Ada juga semacam saringan dan pipa untuk menyalurkan hawa panas,” kata Susanto.
“Waktu itu ada 5 tangki, saya potong dan ambil labelnya.”
Pada pelat
ini tercantum label 'David Rowan & Co.Ltd', serta tahun '1921', nomor seri
'15.46', dan kode '751a'. Juga lokasi pembuatan tangki di 'Glasgow'.
David Rowan
& Co. Ltd. adalah perusahaan yang membuat mesin kapal, termasuk boiler
bahan bakar yang ditemukan Susanto. Perusahaan ini didirikan David Rowan pada
1877 dan berbasis di kota Glasgow, Skotlandia. Pada 1917, perusahaan diakuisisi
pabrik kapal yang lebih besar: Lithgows Co. Ltd. milik William Lithgows.
Bukti pelat
ini mengarah pada kapal kargo SS Tjikandi. Kapal dengan panjang lebih dari 140
meter ini memang diproduksi pada 1921—sama dengan tahun yang tertera pada pelat
dan mesin kapal yang dibuat perusahaan David Rowan & Co. Ltd. Pada laporan
pelabuhan, tercatat Tjikandi memakai dua turbin bikinan David Rowan.
Nasib serupa
menimpa HNLMS Koning der Nederlanden. Pada 1942 kapal ini sebetulnya tak
dioperasikan lagi sebagai kapal perang karena umurnya kelewat tua.
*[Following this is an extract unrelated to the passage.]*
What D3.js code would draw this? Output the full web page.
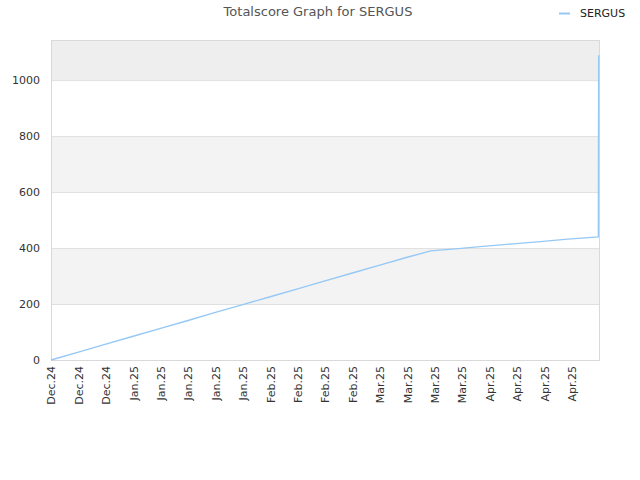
<!DOCTYPE html>
<html>
<head>
<meta charset="utf-8">
<script src="https://cdn.jsdelivr.net/npm/d3@7"></script>
<style>
  body { margin: 0; background: #fff; }
  svg { font-family: "DejaVu Sans", sans-serif; }
</style>
</head>
<body>
<svg id="chart" width="640" height="480"></svg>
<script>
const player = 'SERGUS'

// readings taken off the score curve
const dates = [
  '2024-12-11', '2024-12-18', '2024-12-25', '2025-01-01', '2025-01-08',
  '2025-01-15', '2025-01-22', '2025-01-29', '2025-02-05', '2025-02-12',
  '2025-02-19', '2025-02-26', '2025-03-05', '2025-03-12', '2025-03-18',
  '2025-03-25', '2025-04-01', '2025-04-08', '2025-04-15', '2025-04-22',
  '2025-04-29T20:00', '2025-04-29T22:00'
]
const scores = [
  0, 28, 57, 85, 113,
  141, 170, 198, 226, 254,
  283, 311, 339, 367, 390,
  398, 407, 415, 423, 432,
  440, 1089
]

const tickDates = [
  '2024-12-11', '2024-12-18', '2024-12-25', '2025-01-01', '2025-01-08',
  '2025-01-15', '2025-01-22', '2025-01-29', '2025-02-05', '2025-02-12',
  '2025-02-19', '2025-02-26', '2025-03-05', '2025-03-12', '2025-03-19',
  '2025-03-26', '2025-04-02', '2025-04-09', '2025-04-16', '2025-04-23'
]
const yTicks = [0, 200, 400, 600, 800, 1000]

const parse = d => new Date(d)
const data = dates.map((d, i) => ({ date: parse(d), score: scores[i] }))

const plotLeft = 51, plotRight = 600, plotTop = 40, plotBottom = 360

const svg = d3.select('#chart')

const x = d3.scaleTime()
  .domain([parse('2024-12-11'), parse('2025-04-30T06:00')])
  .range([plotLeft, plotRight])

const y = d3.scaleLinear()
  .domain([0, d3.max(scores) * 1.05])
  .range([plotBottom, plotTop])

// background bands
const bandEdges = yTicks.concat([y.domain()[1]])
svg.append('g').selectAll('rect')
  .data(d3.pairs(bandEdges))
  .enter().append('rect')
  .attr('x', plotLeft)
  .attr('width', plotRight - plotLeft)
  .attr('y', d => y(d[1]))
  .attr('height', d => y(d[0]) - y(d[1]))
  .attr('fill', (d, i) => i === bandEdges.length - 2 ? '#eeeeee' : (i % 2 ? '#f3f3f3' : '#ffffff'))

// grid lines
svg.append('g').selectAll('line')
  .data(yTicks.slice(1))
  .enter().append('line')
  .attr('x1', plotLeft).attr('x2', plotRight)
  .attr('y1', d => y(d) + 0.5).attr('y2', d => y(d) + 0.5)
  .attr('stroke', '#e0e0e0')

svg.append('rect')
  .attr('x', plotLeft + 0.5).attr('y', plotTop + 0.5)
  .attr('width', plotRight - plotLeft - 1).attr('height', plotBottom - plotTop)
  .attr('fill', 'none')
  .attr('stroke', '#d9d9d9')

// y axis labels
const yAxis = svg.append('g')
  .attr('transform', `translate(${plotLeft}, 0)`)
  .call(d3.axisLeft(y).tickValues(yTicks).tickSize(0).tickPadding(11).tickFormat(d3.format('d')))
yAxis.select('.domain').remove()
yAxis.selectAll('text')
  .attr('fill', '#333')
  .style('font-size', '11px')
  .style('font-family', '"DejaVu Sans", sans-serif')

// x axis labels
const xAxis = svg.append('g')
  .attr('transform', `translate(0, ${plotBottom})`)
  .call(d3.axisBottom(x).tickValues(tickDates.map(parse)).tickSize(0).tickFormat(d3.timeFormat('%b.%y')))
xAxis.select('.domain').remove()
xAxis.selectAll('text')
  .attr('fill', '#333')
  .style('font-size', '11px')
  .style('font-family', '"DejaVu Sans", sans-serif')
  .attr('text-anchor', 'end')
  .attr('dy', '0.35em')
  .attr('transform', 'translate(0, 6) rotate(-90)')
  .attr('x', 0).attr('y', 0)

// score line
const line = d3.line()
  .x(d => x(d.date))
  .y(d => y(d.score))

svg.append('path')
  .datum(data)
  .attr('fill', 'none')
  .attr('stroke', '#96c8f5')
  .attr('stroke-width', 1.4)
  .attr('d', line)

// title
svg.append('text')
  .attr('x', 318).attr('y', 16)
  .attr('text-anchor', 'middle')
  .attr('fill', '#555')
  .style('font-size', '13px')
  .text(`Totalscore Graph for ${player}`)

// legend
svg.append('line')
  .attr('x1', 559).attr('x2', 570)
  .attr('y1', 13.5).attr('y2', 13.5)
  .attr('stroke', '#96c8f5')
  .attr('stroke-width', 2)
svg.append('text')
  .attr('x', 580).attr('y', 17)
  .attr('fill', '#222')
  .style('font-size', '11px')
  .text(player)
</script>
</body>
</html>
Koning der
Nederlanden dibuat pada abad 19, resmi dipakai AL Belanda pada 1877 dan
langsung berlayar untuk Perang Aceh.
Di masanya,
Koning der Nederlanden dikenal sangat kuat karena seluruh lambung kapalnya
terbuat dari besi. Meski menggunakan mesin uap, kapal ini masih memakai tiga
tiang dan layar berukuran 847 meter persegi. Perkembangan teknologi kapal yang
kian canggih membuat Koning der Nederlanden dipensiunkan pada 1899.
Sejak saat
itu, selama 43 tahun, kapal ini hanya dipakai sesekali sebagai kapal logistik
oleh divisi kapal selam AL Belanda. Setelah puluhan tahun karam, jejak kapal
ini terdeteksi di Pelabuhan Brondong.
Para ahli
dari Belanda yang kami perlihatkan rekaman video di area pengepulan besi PT
Jatim Perkasa melihat meriam Armstrong RML 11 inci. Ada empat kanon jenis ini
di atas geladak Koning der Nederlanden. Berat kanon mencapai 25 ton.
“Itu meriam
berat sekali, sampai diangkat 2 ekskavator saja enggak kuat,” kata Susanto.
Ketiga kapal
itu—yakni Van Diemen, SS Tjikandi, dan Koning der Nederlanden—sengaja
ditenggelamkan oleh Angkatan Laut Belanda agar tak jatuh ke pihak Jepang pada
awal Maret 1942 di perairan Tanjung Perak.
Soal temuan
bangkai kapal bersejarah yang diduga diangkat dari perairan kolam Surabaya,
Chris Wanda, seorang pejabat PT Jatim Perkasa, berkilah bahwa kapal-kapal di
alur itu tidak ditetapkan sebagai cagar budaya.
“Di Tanjung
Perak, khususnya APBS (alur pelayaran barat Surabaya), tidak ada penetapan
pemerintah bahwa di situ ada surat keputusan situs bersejarah. Situs bersejarah
hanya kantor Kesyahbandaran Tanjung Perak. Kalau di laut, enggak ada,” kata
Chris yang sebelumnya menjabat sebagai Syahbandar di Tanjung Perak.